In the prior art, amine molybdates have been precipitated from an aqueous solution of an amine and MoO.sub.3, molybdic acid or a molybdenum salt. To ensure precipitation of the desired solid amine molybdate, when a molybdenum salt was used, the reaction was carried out in the presence of a suitable acid. The amount of each component used was stoichiometric, or with an excess of Mo compound, so that the solid, a useful fire retardant, would precipitate from solution (see U.S. Pat. No. 4,161,466 to Kroenke, W. J.). The solid obtained was identified as an ionic complex, leaving an acidic solution (having a pH less than 6) of the byproduct salt of the acid used. An analogous reaction between an amine and MoO.sub.3 was carried out in the presence of a supporting electrolyte, for example ammonium chloride, in U.S. Pat.
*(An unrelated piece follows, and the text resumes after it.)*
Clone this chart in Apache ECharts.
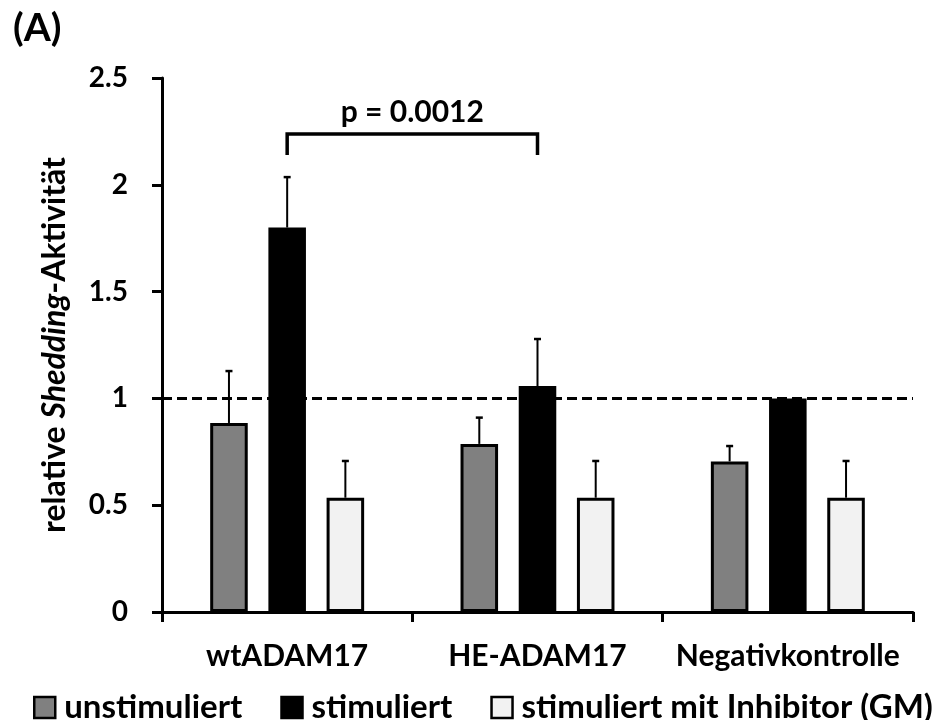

No. 4,217,292 to Kroenke, W. J. Again the reaction produced a solid ionic complex, leaving an acidic solution of the supporting electrolyte, in this case, ammonium chloride.
In the case of an amine, a Mo salt and an acid, there is nothing to indicate that a coordination complex, or an ionic complex, or an admixture complex might form as a stable solution. Similarly, in the case of an amine and MoO.sub.3 there is nothing to indicate that a coordination complex, or an ionic complex might form as a stable solution. In either case, there is especially no reason to expect that any complex would form as a stable solution under neutral or basic conditions, in a contraction less than about 5% by wt.